===== RECORDED INFORMATION =====

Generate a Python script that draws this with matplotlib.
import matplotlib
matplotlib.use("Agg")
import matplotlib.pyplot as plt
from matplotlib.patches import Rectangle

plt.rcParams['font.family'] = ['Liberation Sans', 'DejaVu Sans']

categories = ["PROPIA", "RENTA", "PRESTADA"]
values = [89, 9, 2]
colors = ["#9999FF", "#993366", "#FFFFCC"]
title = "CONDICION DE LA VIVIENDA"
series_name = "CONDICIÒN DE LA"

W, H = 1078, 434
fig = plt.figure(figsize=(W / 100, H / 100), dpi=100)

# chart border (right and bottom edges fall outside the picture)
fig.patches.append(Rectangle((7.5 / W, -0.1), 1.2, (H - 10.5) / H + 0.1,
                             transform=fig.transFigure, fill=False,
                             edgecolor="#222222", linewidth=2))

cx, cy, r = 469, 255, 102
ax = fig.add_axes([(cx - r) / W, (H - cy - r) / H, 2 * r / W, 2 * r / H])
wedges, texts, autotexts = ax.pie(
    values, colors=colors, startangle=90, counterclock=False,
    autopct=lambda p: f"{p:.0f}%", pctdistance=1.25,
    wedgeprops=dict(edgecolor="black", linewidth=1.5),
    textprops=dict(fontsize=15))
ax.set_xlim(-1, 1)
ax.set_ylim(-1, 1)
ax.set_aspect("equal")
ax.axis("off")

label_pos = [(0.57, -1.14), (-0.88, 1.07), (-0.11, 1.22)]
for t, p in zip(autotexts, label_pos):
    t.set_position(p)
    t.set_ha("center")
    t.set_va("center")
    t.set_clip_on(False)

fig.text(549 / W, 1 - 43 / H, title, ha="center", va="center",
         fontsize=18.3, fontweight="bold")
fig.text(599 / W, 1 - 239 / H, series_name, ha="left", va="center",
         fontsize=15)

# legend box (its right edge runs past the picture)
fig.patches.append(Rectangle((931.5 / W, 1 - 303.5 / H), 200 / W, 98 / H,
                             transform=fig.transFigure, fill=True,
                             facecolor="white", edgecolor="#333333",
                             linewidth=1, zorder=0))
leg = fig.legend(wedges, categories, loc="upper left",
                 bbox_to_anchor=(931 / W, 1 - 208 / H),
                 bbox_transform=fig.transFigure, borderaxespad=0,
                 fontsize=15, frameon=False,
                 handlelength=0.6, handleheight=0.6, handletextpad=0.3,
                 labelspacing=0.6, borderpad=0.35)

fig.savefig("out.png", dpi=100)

=====

TASK REQUIREMENTS » Go through the listing and print each line exactly as it appears.

TASK RESULT »
Generate a Python script that draws this with matplotlib.
import matplotlib
matplotlib.use("Agg")
import matplotlib.pyplot as plt
from matplotlib.patches import Rectangle

plt.rcParams['font.family'] = ['Liberation Sans', 'DejaVu Sans']

categories = ["PROPIA", "RENTA", "PRESTADA"]
values = [89, 9, 2]
colors = ["#9999FF", "#993366", "#FFFFCC"]
title = "CONDICION DE LA VIVIENDA"
series_name = "CONDICIÒN DE LA"

W, H = 1078, 434
fig = plt.figure(figsize=(W / 100, H / 100), dpi=100)

# chart border (right and bottom edges fall outside the picture)
fig.patches.append(Rectangle((7.5 / W, -0.1), 1.2, (H - 10.5) / H + 0.1,
                             transform=fig.transFigure, fill=False,
                             edgecolor="#222222", linewidth=2))

cx, cy, r = 469, 255, 102
ax = fig.add_axes([(cx - r) / W, (H - cy - r) / H, 2 * r / W, 2 * r / H])
wedges, texts, autotexts = ax.pie(
    values, colors=colors, startangle=90, counterclock=False,
    autopct=lambda p: f"{p:.0f}%", pctdistance=1.25,
    wedgeprops=dict(edgecolor="black", linewidth=1.5),
    textprops=dict(fontsize=15))
ax.set_xlim(-1, 1)
ax.set_ylim(-1, 1)
ax.set_aspect("equal")
ax.axis("off")

label_pos = [(0.57, -1.14), (-0.88, 1.07), (-0.11, 1.22)]
for t, p in zip(autotexts, label_pos):
    t.set_position(p)
    t.set_ha("center")
    t.set_va("center")
    t.set_clip_on(False)

fig.text(549 / W, 1 - 43 / H, title, ha="center", va="center",
         fontsize=18.3, fontweight="bold")
fig.text(599 / W, 1 - 239 / H, series_name, ha="left", va="center",
         fontsize=15)

# legend box (its right edge runs past the picture)
fig.patches.append(Rectangle((931.5 / W, 1 - 303.5 / H), 200 / W, 98 / H,
                             transform=fig.transFigure, fill=True,
                             facecolor="white", edgecolor="#333333",
                             linewidth=1, zorder=0))
leg = fig.legend(wedges, categories, loc="upper left",
                 bbox_to_anchor=(931 / W, 1 - 208 / H),
                 bbox_transform=fig.transFigure, borderaxespad=0,
                 fontsize=15, frameon=False,
                 handlelength=0.6, handleheight=0.6, handletextpad=0.3,
                 labelspacing=0.6, borderpad=0.35)

fig.savefig("out.png", dpi=100)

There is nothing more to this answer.